Dataset content>
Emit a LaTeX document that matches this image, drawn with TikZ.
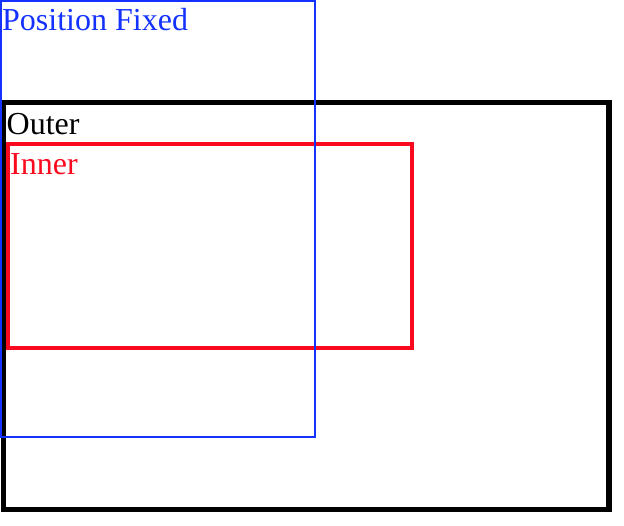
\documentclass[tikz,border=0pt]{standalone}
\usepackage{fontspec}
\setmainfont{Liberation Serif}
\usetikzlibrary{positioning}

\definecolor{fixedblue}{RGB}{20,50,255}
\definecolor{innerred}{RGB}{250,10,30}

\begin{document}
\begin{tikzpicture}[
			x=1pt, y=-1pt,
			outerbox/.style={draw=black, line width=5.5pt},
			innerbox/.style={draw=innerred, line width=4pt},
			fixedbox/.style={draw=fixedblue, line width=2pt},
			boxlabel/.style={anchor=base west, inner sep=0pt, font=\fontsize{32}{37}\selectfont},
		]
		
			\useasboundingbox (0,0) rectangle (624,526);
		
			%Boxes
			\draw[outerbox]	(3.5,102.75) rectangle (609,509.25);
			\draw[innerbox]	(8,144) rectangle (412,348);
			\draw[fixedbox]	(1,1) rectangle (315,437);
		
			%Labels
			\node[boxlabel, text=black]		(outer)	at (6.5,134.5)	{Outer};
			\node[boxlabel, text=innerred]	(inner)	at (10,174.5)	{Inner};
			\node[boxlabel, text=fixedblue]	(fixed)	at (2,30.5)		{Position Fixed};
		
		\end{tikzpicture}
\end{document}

What the task asks> Write the material out again exactly as it appears, dropping the pictures.

Final result>
Emit a LaTeX document that matches this image, drawn with TikZ.
\documentclass[tikz,border=0pt]{standalone}
\usepackage{fontspec}
\setmainfont{Liberation Serif}
\usetikzlibrary{positioning}

\definecolor{fixedblue}{RGB}{20,50,255}
\definecolor{innerred}{RGB}{250,10,30}

\begin{document}
\begin{tikzpicture}[
			x=1pt, y=-1pt,
			outerbox/.style={draw=black, line width=5.5pt},
			innerbox/.style={draw=innerred, line width=4pt},
			fixedbox/.style={draw=fixedblue, line width=2pt},
			boxlabel/.style={anchor=base west, inner sep=0pt, font=\fontsize{32}{37}\selectfont},
		]
		
			\useasboundingbox (0,0) rectangle (624,526);
		
			%Boxes
			\draw[outerbox]	(3.5,102.75) rectangle (609,509.25);
			\draw[innerbox]	(8,144) rectangle (412,348);
			\draw[fixedbox]	(1,1) rectangle (315,437);
		
			%Labels
			\node[boxlabel, text=black]		(outer)	at (6.5,134.5)	{Outer};
			\node[boxlabel, text=innerred]	(inner)	at (10,174.5)	{Inner};
			\node[boxlabel, text=fixedblue]	(fixed)	at (2,30.5)		{Position Fixed};
		
		\end{tikzpicture}
\end{document}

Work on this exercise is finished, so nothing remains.